Tuesday, July 21, 2009

Gnoetry Demo

I've been without my main Gnoetry machine for a week or so, and have been loath to dig out of the archives again. So, I want to briefly describe the latest Gnoetry demo I made for an intensive creative writing class at NEIU at the behest of fellow Gnoet Olivia Cronk, who has participated in Gnoetic events here in Chicago.

The students displayed the entire range of responses to Gnoetry: that's not really poetry because there's no individual creative input; it's a great play-thing for kids, maybe, but it's not serious poetry; that's the most amazing thing I've ever seen; it would have taken me months to come up with a line like that; doesn't Gnoetry take the real work out of poetry; can I put my own poetry in it; &c.

I gave several of my stock answers, including the idea that all Gnoetry does it distill what all poets do: analyze language that they've been given, rewarding and penalizing pieces of that language according to their ability to fit within a certain idea of poetry. The most hard-line anti-Gnoetry person relented a bit when presented with this idea, as well as the idea that we, none of us, have an "individual" language that we invent and compose with--poetry is written with a shared language, and even more so when you are very concerned with a certain notion of literal and transparent meaning. When you are most concerned with clear meaning is in fact when you are least an "individual." And if that's the case, then the end-user/Gnoetry relationship, if you must, is a very distinct form of individuality...

One of the most interesting questions was: "Is Gnoetry political?"

Is it?

1 comment:

  1. I think Gnoetry is political, particularly within the realm of poetics, as it does present the end-user/author with a certain idea of poetry of its own.

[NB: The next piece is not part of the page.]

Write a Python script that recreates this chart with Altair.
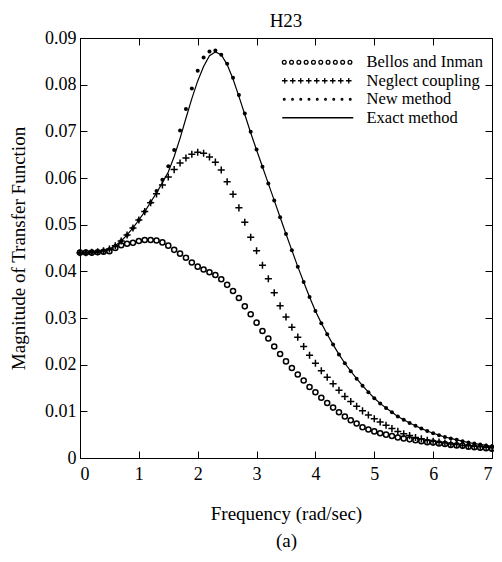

The constraints/options available limit formally what kind of poetry may be created, which is really what all aesthetics do to define themselves--be it through limits of form, content or voice/tone. Gnoetry does assert a certain aesthetic or range of aesthetics, even if this range is quite vast and has the potential for great diversity of styles.

    It can also be political in the more ordinary sense of the word: one can always create source texts (as I have done with Gnoetry and Mchain) that provide politically charged language to be more prevalent in the output, thus steering the poetry that comes out in a more obviously political direction. I have found that I am much more comfortable with making political poems through Gnoetry and Mchain, and I think they are often more successful by these means than those political poems I wrote "on my own." Chad's Katrina poems are a good example of this.